I have blogged before about the importance of language learning, particularly in the UK where enthusiam for language subjects such as French and Spanish is in rapid decline. While English remains the international language, demand for linguists is soaring. There can be no doubt that British businesses will lose out if they do not make an effort to overcome language barriers.
I recently took part in an interview, organised by Quadrant, to debate this issue. You can watch it online here.
The UK must do more to ensure that we communicate better with our European partners. This will be good for political relations, but will also have significant educational and cultural benefits for young people.
Both the Guardian and the Daily Mail today feature articles about the parlous state of modern language teaching in British schools.
Reading these two pieces you could be forgiven for not knowing that the EU requires all member states to teach two foreign languages in addition to their mother tongue.
There are good reasons for this. Knowing another language allows you to work in other countries. If any of our youngsters wish to work abroad outside the English speaking world, they would obviously have to know the language of their preferred destination. Because so many of our children can’t do this, they potentially lose out.
The main problem is, of course, that English is such a universal tongue. We can go to the USA, Canada, Australasia, most of the Indian sub-continent and a large part of Africa and speak our native language. But we can’t hack it in Germany, France and the French speaking countries, Spain and South America, to name but a few. However, if we upped our game to the required two foreign languages we could go to vastly more places to work, thereby expanding opportunities for our young people. French and Spanish, for example, in addition to English, would enable Brits to live and work in a significant proportion of Europe, Africa and Asia as well as South America.
Languages have the ability to pay, and it really is about time the UK learnt that. These two articles today also stress how those young people who are proficient in another language get better jobs at home. Many employers ask for this qualification for their more senior and fast track jobs.
There is also a cultural dimension. Languages are fun and teach you about other ways of life, other preoccupations and other views of the world.
Please let’s give our teenagers and young people a chance. Foreign languages are too important to be consigned to the twilight zone. They must be a full and important part of the mainstream curriculum.
Many, probably the majority, of Britons speak only English and those who may have learnt foreign languages at school are not able to communicate with any proficiency in anything other than English. We, of course, all know this, and I for one think it’s a real shame. Not only do we miss out by not gaining knowledge of other countries and cultures, but we also find our job opportunities restricted. Free movement of people across the EU is not really free to those who do not speak other European languages and do not have the facility for learning another one which may be gained by achieving fluency in something other than your own mother tongue.
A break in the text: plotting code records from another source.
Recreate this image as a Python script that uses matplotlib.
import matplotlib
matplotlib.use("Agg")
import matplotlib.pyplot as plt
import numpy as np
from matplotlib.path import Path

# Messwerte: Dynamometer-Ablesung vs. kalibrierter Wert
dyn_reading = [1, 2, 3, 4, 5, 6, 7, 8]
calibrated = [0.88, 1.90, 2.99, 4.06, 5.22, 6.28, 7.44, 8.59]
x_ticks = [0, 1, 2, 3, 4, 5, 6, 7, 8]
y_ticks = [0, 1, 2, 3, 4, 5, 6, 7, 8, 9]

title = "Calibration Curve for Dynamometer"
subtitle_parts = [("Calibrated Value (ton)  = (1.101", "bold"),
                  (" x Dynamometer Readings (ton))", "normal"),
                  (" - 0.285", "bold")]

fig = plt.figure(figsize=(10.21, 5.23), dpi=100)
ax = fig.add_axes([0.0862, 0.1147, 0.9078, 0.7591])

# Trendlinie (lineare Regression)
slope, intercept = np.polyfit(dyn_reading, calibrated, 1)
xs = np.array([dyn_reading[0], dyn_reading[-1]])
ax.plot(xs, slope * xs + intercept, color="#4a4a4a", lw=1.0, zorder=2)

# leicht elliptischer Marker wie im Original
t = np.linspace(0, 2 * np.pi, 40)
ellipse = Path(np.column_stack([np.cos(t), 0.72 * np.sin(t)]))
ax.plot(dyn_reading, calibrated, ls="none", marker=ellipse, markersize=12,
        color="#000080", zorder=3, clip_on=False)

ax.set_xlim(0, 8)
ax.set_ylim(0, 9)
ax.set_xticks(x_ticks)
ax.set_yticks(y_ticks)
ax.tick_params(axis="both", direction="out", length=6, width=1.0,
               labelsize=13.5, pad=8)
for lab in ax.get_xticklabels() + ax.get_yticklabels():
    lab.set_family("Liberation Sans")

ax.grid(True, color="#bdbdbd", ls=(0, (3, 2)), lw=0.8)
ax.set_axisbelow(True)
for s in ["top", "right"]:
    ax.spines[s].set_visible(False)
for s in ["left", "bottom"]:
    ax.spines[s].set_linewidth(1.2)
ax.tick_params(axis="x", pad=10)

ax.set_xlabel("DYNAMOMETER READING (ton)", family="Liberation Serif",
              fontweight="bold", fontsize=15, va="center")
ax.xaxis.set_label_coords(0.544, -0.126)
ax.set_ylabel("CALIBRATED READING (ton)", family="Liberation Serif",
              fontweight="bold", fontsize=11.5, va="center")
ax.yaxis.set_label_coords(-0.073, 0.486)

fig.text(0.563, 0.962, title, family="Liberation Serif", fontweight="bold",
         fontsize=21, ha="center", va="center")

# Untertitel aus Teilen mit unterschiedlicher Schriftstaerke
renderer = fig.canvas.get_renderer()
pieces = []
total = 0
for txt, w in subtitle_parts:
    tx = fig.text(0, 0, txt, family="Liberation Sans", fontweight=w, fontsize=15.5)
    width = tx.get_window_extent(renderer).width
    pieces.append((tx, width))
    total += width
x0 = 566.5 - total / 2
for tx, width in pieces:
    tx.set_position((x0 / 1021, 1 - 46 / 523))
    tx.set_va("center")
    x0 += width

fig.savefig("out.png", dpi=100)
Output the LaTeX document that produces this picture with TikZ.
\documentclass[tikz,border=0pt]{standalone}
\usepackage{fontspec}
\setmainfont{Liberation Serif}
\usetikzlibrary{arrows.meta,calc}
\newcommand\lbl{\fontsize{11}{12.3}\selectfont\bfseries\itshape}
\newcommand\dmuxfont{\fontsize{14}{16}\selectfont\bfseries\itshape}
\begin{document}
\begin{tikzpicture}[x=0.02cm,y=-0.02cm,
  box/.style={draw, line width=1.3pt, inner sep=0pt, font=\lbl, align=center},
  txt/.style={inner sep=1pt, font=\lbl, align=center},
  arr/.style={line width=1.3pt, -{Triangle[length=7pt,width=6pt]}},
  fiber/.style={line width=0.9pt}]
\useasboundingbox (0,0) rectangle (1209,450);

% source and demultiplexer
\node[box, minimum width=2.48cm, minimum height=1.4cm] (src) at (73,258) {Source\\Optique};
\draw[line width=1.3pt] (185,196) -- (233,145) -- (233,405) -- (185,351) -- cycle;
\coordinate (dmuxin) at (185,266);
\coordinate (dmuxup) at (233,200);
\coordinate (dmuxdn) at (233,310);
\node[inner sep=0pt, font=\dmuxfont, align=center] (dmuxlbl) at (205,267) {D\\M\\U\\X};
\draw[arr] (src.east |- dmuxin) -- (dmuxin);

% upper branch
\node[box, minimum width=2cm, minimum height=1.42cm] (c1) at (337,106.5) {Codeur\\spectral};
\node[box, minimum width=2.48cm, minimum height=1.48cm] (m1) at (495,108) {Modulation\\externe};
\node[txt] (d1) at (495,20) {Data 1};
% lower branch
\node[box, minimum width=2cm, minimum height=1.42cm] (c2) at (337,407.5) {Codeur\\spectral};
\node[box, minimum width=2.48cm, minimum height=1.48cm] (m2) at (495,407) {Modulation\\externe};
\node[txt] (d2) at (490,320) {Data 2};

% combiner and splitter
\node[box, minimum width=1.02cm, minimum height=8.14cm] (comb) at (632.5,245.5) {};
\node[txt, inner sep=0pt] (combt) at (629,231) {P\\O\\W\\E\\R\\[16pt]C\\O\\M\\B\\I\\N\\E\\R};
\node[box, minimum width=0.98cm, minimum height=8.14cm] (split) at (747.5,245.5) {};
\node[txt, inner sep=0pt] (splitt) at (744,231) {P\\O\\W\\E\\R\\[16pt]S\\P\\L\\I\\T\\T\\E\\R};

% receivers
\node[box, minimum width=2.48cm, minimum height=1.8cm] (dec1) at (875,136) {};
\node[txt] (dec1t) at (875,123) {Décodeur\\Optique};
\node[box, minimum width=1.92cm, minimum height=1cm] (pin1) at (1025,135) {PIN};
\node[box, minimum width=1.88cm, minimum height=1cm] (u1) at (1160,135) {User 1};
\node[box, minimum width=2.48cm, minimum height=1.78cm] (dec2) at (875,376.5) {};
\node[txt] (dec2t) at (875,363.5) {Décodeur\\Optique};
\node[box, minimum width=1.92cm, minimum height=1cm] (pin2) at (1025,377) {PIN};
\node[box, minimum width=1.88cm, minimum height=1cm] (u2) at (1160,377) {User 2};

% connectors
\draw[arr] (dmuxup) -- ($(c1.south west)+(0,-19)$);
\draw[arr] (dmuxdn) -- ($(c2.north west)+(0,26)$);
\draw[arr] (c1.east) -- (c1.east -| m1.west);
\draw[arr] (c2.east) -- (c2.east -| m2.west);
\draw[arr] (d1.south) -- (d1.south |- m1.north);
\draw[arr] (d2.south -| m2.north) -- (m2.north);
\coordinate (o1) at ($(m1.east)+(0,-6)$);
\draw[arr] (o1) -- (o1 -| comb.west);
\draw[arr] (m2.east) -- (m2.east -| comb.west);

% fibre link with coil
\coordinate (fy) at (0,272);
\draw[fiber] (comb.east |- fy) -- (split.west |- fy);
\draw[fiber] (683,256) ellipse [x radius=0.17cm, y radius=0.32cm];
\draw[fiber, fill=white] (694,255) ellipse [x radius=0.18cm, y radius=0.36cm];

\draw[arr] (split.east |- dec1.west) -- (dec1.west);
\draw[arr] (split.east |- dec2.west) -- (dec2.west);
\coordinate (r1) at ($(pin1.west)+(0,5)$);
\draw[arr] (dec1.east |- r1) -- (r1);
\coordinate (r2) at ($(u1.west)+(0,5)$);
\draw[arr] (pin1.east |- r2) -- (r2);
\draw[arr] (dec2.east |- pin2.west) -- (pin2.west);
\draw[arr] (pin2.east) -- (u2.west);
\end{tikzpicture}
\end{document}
I do, in fact, have personal experience of this. Once elected to the European Parliament I thought it would be a good idea to get my ‘O’ level French up to a reasonable standard, partly because it’s useful to speak French in this environment and also because I really think that if you live in another country, even if only for part of the time, you ought to make an effort with their languauge. It’s been a struggle, and after 10 years I think I’m now getting there in that I’ve done media interviews in French and am able to read newspapers and documents. Given the amount of time and graft it’s taken at my time of life, I sincerely wish I’d leant French better at school and got to the standard many of my counterparts from other European countries have reached in English, ie total and effortless fluency.
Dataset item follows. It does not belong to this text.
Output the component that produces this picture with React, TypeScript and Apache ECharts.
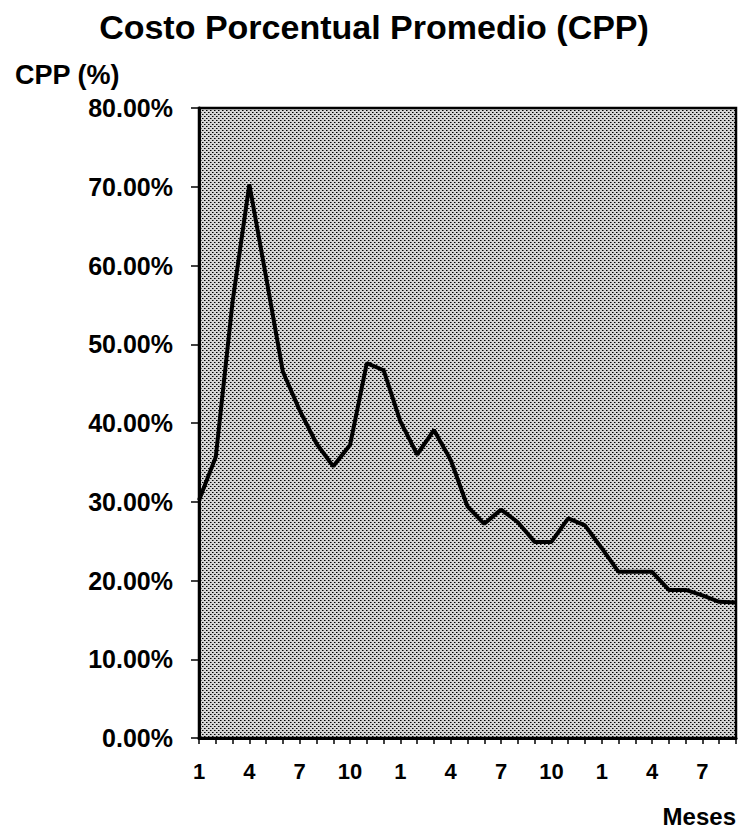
import React, { useEffect, useRef } from "react";
import * as echarts from "echarts";

const months: string[] = [
  "1", "2", "3", "4", "5", "6", "7", "8", "9", "10", "11", "12",
  "1", "2", "3", "4", "5", "6", "7", "8", "9", "10", "11", "12",
  "1", "2", "3", "4", "5", "6", "7", "8", "9",
];

const cppValues: number[] = [
  30.2, 35.7, 55.4, 70.3, 58.5, 46.5, 41.6, 37.4, 34.5, 37.2, 47.6, 46.7,
  40.2, 36.0, 39.1, 35.3, 29.4, 27.2, 29.0, 27.4, 24.9, 24.9, 27.9, 27.0,
  24.1, 21.1, 21.1, 21.1, 18.8, 18.8, 18.1, 17.3, 17.2,
];

const titleText = "Costo Porcentual Promedio (CPP)";
const yName = "CPP (%)";
const xName = "Meses";

function makePattern(): string {
  const c = document.createElement("canvas");
  c.width = 4;
  c.height = 4;
  const ctx = c.getContext("2d");
  if (!ctx) return "";
  ctx.fillStyle = "#d4d4d4";
  ctx.fillRect(0, 0, 4, 4);
  ctx.fillStyle = "#000000";
  ctx.fillRect(0, 0, 1, 1);
  ctx.fillRect(2, 2, 1, 1);
  ctx.fillStyle = "#6a6a6a";
  ctx.fillRect(1, 0, 1, 1);
  ctx.fillRect(3, 2, 1, 1);
  return c.toDataURL();
}

export default function App() {
  const ref = useRef<HTMLDivElement>(null);

  useEffect(() => {
    if (!ref.current) return;
    const chart = echarts.init(ref.current, null, { renderer: "svg" });
    const pat = makePattern();
    const bg: any = pat ? { image: pat, repeat: "repeat" } : "#b0b0b0";
    const font = "'Liberation Sans', Arial, Helvetica, sans-serif";
    chart.setOption({
      animation: false,
      backgroundColor: "#ffffff",
      title: {
        text: titleText,
        left: 369,
        textAlign: "center",
        top: 5,
        textStyle: {
          fontFamily: font,
          fontSize: 34,
          fontWeight: "bold",
          color: "#000",
        },
      },
      graphic: [
        {
          type: "text",
          left: 15,
          top: 61,
          style: {
            text: yName,
            font: `bold 27px ${font}`,
            fill: "#000",
          },
        },
        {
          type: "text",
          right: 18,
          top: 804,
          style: {
            text: xName,
            font: `bold 24px ${font}`,
            fill: "#000",
          },
        },
      ],
      grid: {
        left: 199,
        right: 18,
        top: 108,
        bottom: 99,
        show: true,
        backgroundColor: bg,
        borderColor: "#000",
        borderWidth: 2.5,
      },
      xAxis: {
        type: "category",
        data: months,
        boundaryGap: false,
        axisLine: { show: true, lineStyle: { color: "#000", width: 3 } },
        axisTick: {
          show: true,
          interval: 0,
          length: 6,
          lineStyle: { color: "#000", width: 1.5 },
        },
        axisLabel: {
          interval: 2,
          margin: 22,
          fontFamily: font,
          fontSize: 22,
          fontWeight: "bold",
          color: "#000",
        },
        splitLine: { show: false },
      },
      yAxis: {
        type: "value",
        min: 0,
        max: 80,
        interval: 10,
        axisLine: { show: true, lineStyle: { color: "#000", width: 3 } },
        axisTick: {
          show: true,
          length: 8,
          lineStyle: { color: "#000", width: 1.5 },
        },
        axisLabel: {
          margin: 26,
          fontFamily: font,
          fontSize: 25,
          fontWeight: "bold",
          color: "#000",
          formatter: (v: number) => v.toFixed(2) + "%",
        },
        splitLine: { show: false },
      },
      series: [
        {
          type: "line",
          data: cppValues,
          showSymbol: false,
          symbol: "none",
          lineStyle: { color: "#000", width: 4 },
          itemStyle: { color: "#000" },
        },
      ],
    });
    return () => chart.dispose();
  }, []);

  return (
    <div
      ref={ref}
      style={{
        position: "fixed",
        left: 0,
        top: 0,
        width: 754,
        height: 837,
        background: "#fff",
      }}
    />
  );
}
I was not surprised, therefore, when the European Commissioner for Multilingualism, Leonard Orban, talked at the culture Committee today about the monolingualism of the British. We are far from reaching the EU target of everyone learning two foreign languages plus their mother tongue. The only ray of hope is the Labour Government’s commitment to introduce foreign language teaching in primary school. Please let’s build on this and give the next generation greater scope for work outside the English speaking world, extensive though that may be.
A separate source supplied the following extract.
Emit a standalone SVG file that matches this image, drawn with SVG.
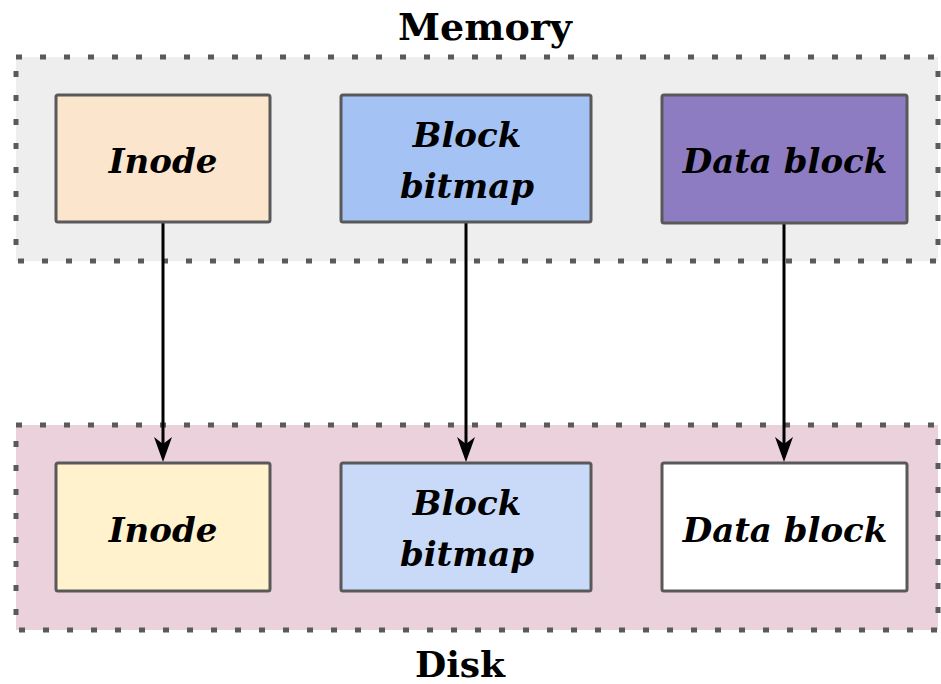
<svg xmlns="http://www.w3.org/2000/svg" width="941" height="684" viewBox="0 0 941 684">
<style>
.container{stroke:#5a5a5a;stroke-width:5;stroke-dasharray:6 18}
.box{stroke:#595959;stroke-width:3}
.lbl{font-family:"DejaVu Serif","Liberation Serif",serif;font-weight:bold;font-style:italic;font-size:34px;fill:#000;text-anchor:middle}
.title{font-family:"DejaVu Serif","Liberation Serif",serif;font-weight:bold;fill:#000;text-anchor:middle}
.conn{stroke:#000;stroke-width:3;fill:none}
</style>
<rect width="941" height="684" fill="#fff"/>
<g id="memory">
<rect class="container" x="16" y="57" width="922" height="204" fill="#eeeeee"/>
<text class="title" x="485" y="40" font-size="38">Memory</text>
</g>
<g id="disk">
<rect class="container" x="16" y="425" width="922" height="205" fill="#ead1dc"/>
<text class="title" x="460" y="677" font-size="36">Disk</text>
</g>
<g id="connectors">
<path class="conn" d="M163,223 V449"/>
<path class="conn" d="M466,223 V449"/>
<path class="conn" d="M784,224 V449"/>
<path d="M163,462 L154,437 L163,444 L172,437 Z" fill="#000"/>
<path d="M466,462 L457,437 L466,444 L475,437 Z" fill="#000"/>
<path d="M784,462 L775,437 L784,444 L793,437 Z" fill="#000"/>
</g>
<g id="mem-inode">
<rect class="box" x="56" y="95" width="214" height="127" rx="2" fill="#fce5cd"/>
<text class="lbl" x="163" y="173">Inode</text>
</g>
<g id="mem-bitmap">
<rect class="box" x="341" y="95" width="250" height="127" rx="2" fill="#a4c2f4"/>
<text class="lbl" x="467" y="147">Block</text>
<text class="lbl" x="467" y="198">bitmap</text>
</g>
<g id="mem-data">
<rect class="box" x="662" y="95" width="245" height="128" rx="2" fill="#8e7cc3"/>
<text class="lbl" x="785" y="173">Data block</text>
</g>
<g id="disk-inode">
<rect class="box" x="56" y="463" width="214" height="128" rx="2" fill="#fff2cc"/>
<text class="lbl" x="163" y="542">Inode</text>
</g>
<g id="disk-bitmap">
<rect class="box" x="341" y="463" width="250" height="128" rx="2" fill="#c9daf8"/>
<text class="lbl" x="467" y="515">Block</text>
<text class="lbl" x="467" y="566">bitmap</text>
</g>
<g id="disk-data">
<rect class="box" x="662" y="463" width="245" height="128" rx="2" fill="#ffffff"/>
<text class="lbl" x="785" y="542">Data block</text>
</g>
</svg>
However, the Brits were praised on our approach to minority ethnic languages, as spoken in particular by immigrant communities. In my contribution to Mr Orban, I mentioned that I had been a governor of an inner London school where there were 39 mother tongue languages spoken (Deptford Park Primary School in Lewisham Borough). He replied by saying he had visited a school in the UK with 100 and was very impressed with the model of community integration and cohesion he saw. This is, of course, excellent news and I hope the British example will be recognised across Europe.